New Year Prayer
Grant us enough time that we may be able to accomplish everything that you have tasked us to do. Like working so we have money to fund Mio’s chemo; time to squeeze that in between his rigorous chemo schedule; time to rest to brave the next day; time to continue being grateful; time to acknowledge that our problems are good problems; time to stop and think of….
How precious Mio’s cross is. Really, Mio’s turning six in April and I can’t imagine how we can celebrate his birthday without recognizing how wondrous it is that if falls two days after Easter. How do we send a message that the beauty of Mio’s existence is just as great as the meaning of Easter, of new life. A life that is renewed everyday. Most friends when asked how they’re kids are would answer they’re makulit, or how they’ve been doing in school… I have to answer each and everytime that he’s getting better. Everyday. My son is better than the day before. Like his disease is staple and he just has to get better. When you think about it, all kids are getting better everyday. Sometimes, the normal ones most parents have tend to look like they’re getting worse as they grow older but really. ALL kids get better everyday. Not just Mio.

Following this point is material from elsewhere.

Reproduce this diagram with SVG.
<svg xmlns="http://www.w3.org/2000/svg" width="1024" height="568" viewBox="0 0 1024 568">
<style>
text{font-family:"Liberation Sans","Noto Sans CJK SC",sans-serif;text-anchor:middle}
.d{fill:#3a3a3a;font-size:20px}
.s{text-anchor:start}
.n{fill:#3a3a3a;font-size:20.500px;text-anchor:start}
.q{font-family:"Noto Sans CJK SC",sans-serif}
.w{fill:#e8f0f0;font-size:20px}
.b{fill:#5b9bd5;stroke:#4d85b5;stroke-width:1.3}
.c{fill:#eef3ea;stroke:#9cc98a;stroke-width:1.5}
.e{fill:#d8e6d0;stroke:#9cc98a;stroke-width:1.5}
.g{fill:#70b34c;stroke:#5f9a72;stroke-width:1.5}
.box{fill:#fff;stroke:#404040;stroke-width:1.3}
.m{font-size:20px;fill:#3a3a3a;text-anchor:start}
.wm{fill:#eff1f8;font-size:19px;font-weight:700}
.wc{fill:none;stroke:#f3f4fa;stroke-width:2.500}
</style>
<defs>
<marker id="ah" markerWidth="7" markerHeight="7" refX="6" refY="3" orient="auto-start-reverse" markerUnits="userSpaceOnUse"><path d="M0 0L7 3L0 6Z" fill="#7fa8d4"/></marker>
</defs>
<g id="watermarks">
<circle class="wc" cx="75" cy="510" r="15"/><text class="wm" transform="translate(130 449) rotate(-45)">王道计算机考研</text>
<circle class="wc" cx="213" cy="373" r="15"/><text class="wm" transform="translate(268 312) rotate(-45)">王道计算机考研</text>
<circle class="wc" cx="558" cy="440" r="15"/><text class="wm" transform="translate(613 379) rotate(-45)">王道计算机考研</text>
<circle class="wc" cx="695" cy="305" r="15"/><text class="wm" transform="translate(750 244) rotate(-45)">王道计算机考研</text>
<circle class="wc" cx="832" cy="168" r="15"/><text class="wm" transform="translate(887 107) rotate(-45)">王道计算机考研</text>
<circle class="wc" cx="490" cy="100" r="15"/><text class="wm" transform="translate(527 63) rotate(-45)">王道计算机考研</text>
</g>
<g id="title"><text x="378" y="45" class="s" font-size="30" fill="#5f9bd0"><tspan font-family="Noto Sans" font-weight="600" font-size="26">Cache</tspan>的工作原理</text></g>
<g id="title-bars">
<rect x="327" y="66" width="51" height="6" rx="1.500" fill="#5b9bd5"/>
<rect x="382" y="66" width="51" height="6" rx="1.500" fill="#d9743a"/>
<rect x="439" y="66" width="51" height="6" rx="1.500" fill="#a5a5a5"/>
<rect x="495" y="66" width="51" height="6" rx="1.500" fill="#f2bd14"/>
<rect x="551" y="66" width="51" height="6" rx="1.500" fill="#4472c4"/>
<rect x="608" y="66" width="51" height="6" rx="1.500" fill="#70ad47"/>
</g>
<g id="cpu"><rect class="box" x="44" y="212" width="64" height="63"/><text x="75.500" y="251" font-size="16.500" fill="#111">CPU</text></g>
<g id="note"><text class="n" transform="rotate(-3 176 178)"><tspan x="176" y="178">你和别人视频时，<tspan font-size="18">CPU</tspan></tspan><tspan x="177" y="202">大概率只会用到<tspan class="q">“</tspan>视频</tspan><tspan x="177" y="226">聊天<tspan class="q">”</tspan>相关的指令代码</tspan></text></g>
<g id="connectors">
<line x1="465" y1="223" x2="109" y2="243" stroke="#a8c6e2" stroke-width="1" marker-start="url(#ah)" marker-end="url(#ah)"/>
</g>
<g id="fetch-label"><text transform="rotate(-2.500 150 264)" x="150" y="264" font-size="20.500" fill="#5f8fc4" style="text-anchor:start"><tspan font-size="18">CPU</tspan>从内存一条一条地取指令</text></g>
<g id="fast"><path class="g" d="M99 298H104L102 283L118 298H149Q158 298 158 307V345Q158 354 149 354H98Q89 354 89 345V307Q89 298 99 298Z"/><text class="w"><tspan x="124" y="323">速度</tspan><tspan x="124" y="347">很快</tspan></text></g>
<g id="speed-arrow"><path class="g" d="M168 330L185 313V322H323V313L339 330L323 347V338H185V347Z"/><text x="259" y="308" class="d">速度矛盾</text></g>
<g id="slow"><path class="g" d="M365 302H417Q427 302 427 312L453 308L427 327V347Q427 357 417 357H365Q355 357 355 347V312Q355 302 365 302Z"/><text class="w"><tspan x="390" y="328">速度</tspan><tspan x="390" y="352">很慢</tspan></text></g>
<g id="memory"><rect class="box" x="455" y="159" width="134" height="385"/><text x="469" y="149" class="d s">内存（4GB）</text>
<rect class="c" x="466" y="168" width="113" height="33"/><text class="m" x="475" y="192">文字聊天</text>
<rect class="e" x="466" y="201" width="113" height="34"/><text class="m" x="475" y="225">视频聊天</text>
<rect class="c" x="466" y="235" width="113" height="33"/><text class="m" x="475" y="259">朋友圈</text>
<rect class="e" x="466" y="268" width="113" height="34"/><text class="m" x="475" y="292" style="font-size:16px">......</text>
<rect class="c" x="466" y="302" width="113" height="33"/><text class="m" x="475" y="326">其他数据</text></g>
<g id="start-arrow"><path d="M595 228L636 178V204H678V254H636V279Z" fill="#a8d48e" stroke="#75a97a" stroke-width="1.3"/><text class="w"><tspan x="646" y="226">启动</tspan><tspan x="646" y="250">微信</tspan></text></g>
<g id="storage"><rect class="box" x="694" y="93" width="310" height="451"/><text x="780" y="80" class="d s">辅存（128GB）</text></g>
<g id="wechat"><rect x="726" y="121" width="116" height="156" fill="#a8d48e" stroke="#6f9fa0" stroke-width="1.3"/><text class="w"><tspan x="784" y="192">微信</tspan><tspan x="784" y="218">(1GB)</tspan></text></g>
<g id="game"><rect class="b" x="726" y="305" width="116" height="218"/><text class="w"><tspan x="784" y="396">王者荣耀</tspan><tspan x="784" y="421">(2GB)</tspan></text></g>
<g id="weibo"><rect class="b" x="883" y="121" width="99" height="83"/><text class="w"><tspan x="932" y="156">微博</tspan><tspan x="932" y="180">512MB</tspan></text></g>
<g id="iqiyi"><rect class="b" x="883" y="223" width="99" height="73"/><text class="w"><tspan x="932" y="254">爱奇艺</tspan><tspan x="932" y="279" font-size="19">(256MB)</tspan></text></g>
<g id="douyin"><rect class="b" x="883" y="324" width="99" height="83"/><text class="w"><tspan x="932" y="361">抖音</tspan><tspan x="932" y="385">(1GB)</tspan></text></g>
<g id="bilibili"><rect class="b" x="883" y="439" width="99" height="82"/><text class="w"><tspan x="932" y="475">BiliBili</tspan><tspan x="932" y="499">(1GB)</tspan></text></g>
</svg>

Grant me too the strength to be patient. Grant this too upon my parents, those who day in and day out share the burden of raising Mio. In their old age, grant them the wisdom of grandparents to continue finding the joy in their apo. Sometimes during Mio’s chemo he’d be too demanding and would shout out of impatience himself. My Mom almost cried and prayed for the same virtue.
Grant me the willingness to believe that Mio will continue his healing with flying colors. His hair is as resilient as his soul and his doctor and the doctor’s secretary joke about it. But everyday that his hair is intact–thick, sweaty and trickling at the back of his neck–I find comfort that he has no reason to be scared.
I pray again for enough time. Enough time to spend with my son. So that when that time comes, that his hair will fall, or when his tummy hurts and his chest tightens, I will hear him complain instead of having to ask and be called “annoying” by my son for asking the same questions over the phone–grant me enough time so that I can be there and comfort him when the time comes that he will be scared when his hair falls.
If I can ask for more, maybe you can just save him his hair. He’s more handsome with it anyway.
Mio bald on his first year. Bagay ba?
I asked his doctor when he can go back to school because his math tutoring supplement is getting harder, he said. What can you expect, its supposed to be a supplement rather than his sole source of learning but often these days, I couldn’t find the time to teach him. The doctor said that June might be a good time, what with Mio’s fast recovery and positive response to the aggressive medicines. I am ellated at the thought that my son can go to school again, I don’t even mind if he’d have to endure his classmates constantly asking him if he’s sick because he has to wear a mask. Like when this little girl asked if he was sick, he bravely answered, “I have leukemia.” Brave or annoyed because the girl was bothering him from his busy playtime.
I pray that my son will always be sweet and find the joy in his life. He calls in busy and cries when his Cheetos are all eaten up. He draws me hearts and sad faces because of the many days I am out and at work. He asked me one idle afternoon, “Mom, when you were small, did you want to be a Makeup Artist or a Mommy?”
I said, “I wanted to be an artist so I studied well and I am one now. But no one gets to choose being a Mommy. Being a Mommy is a blessing, Anak.” I said, as if it was the wisest and wittiest thing I ever said. “What? How is that Mom?”
“Because God’s angels choose their Mommies when its time for them to go to earth and bless people. Like you chose Mom!” “Am I an angel, Mom?”
Dear Lord, I know you yourself would answer, YES. So please hear this Mommy’s prayer.
PS. Please keep me safe as I ride a plane out of town for another shoot while my son goes through chemo simultaneously. Keep me alive so I can come home to him safely. Thanks God!
PPS. Paki-lift narin po ang sandamakmak na trabaho since these are what needs to be done so I can help myself answer my own prayers.